Some of the dip in used-vehicle prices appears due to a pullback in gasoline prices and the resumption of more normal production by Japanese automakers after the March 11 earthquake.
The average industry used-vehicle price declined $100 in May, said Kelley Blue Book's June "Blue Book Market Report." In the first week of June, prices fell an average of $25 for used subcompact cars and $50 for used compact and hybrid cars.
Black Book, which tracks price trends in vehicle auctions, reported on June 20 that in the preceding week, the car segment had experienced its first overall decline in prices in the past four months.
Entry-car sale prices fell an average of $44 from one week earlier. Prices for full-sized SUVs fell $122, and full-sized crossover prices fell $147, Ricky Beggs, Black Book managing editor, said in his weekly market commentary.
The rise in prices this year has given some auto dealers pause.
In an online unscientific survey of 135 dealers by Automotive News last week, one-fifth said they have slowed their acquisition of used vehicles from frenzied levels after the Japan earthquake. But nearly a third said they are seeking used vehicles more aggressively.
"Wholesale prices are as high as my retail transaction prices," complained a Chevrolet dealer, who declined to be named.
An anonymous Jaguar dealer said: "We have been very cautious not to get caught buying on the bubble and losing big when it bursts."
In late May, Beggs said that roughly half of the vehicles offered in the auction lanes were being bought. Typically, about 60 percent of vehicles offered are purchased, but that had jumped to roughly 80 percent this spring in the wake of new-vehicle shortages resulting from the earthquake in Japan.

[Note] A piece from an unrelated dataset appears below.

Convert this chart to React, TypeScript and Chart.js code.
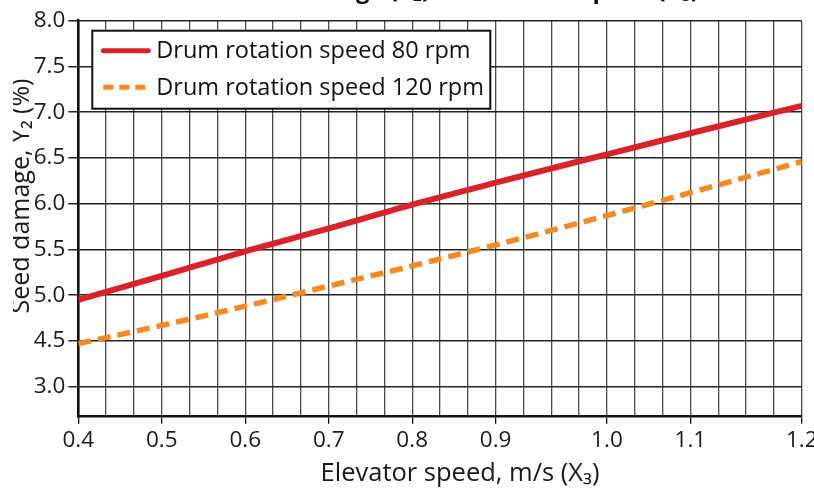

Dealers fear a bubble in auction prices. Of those dealers who say they have pulled back from acquiring vehicles, 78 percent say that's because "I find fewer vehicles at reasonable prices."
But they also don't see retail prices falling soon.
Asked what they think will happen to retail prices of used vehicles in general over the next four weeks, 46 percent of respondents predicted prices will stay the same, and 34 percent said prices will rise. Only 20 percent predicted prices will drop.
Asked the same question about used small-car retail prices, 38 percent said prices will stay at current levels, 35 percent said they will rise and 27 percent said they will drop in the next four weeks.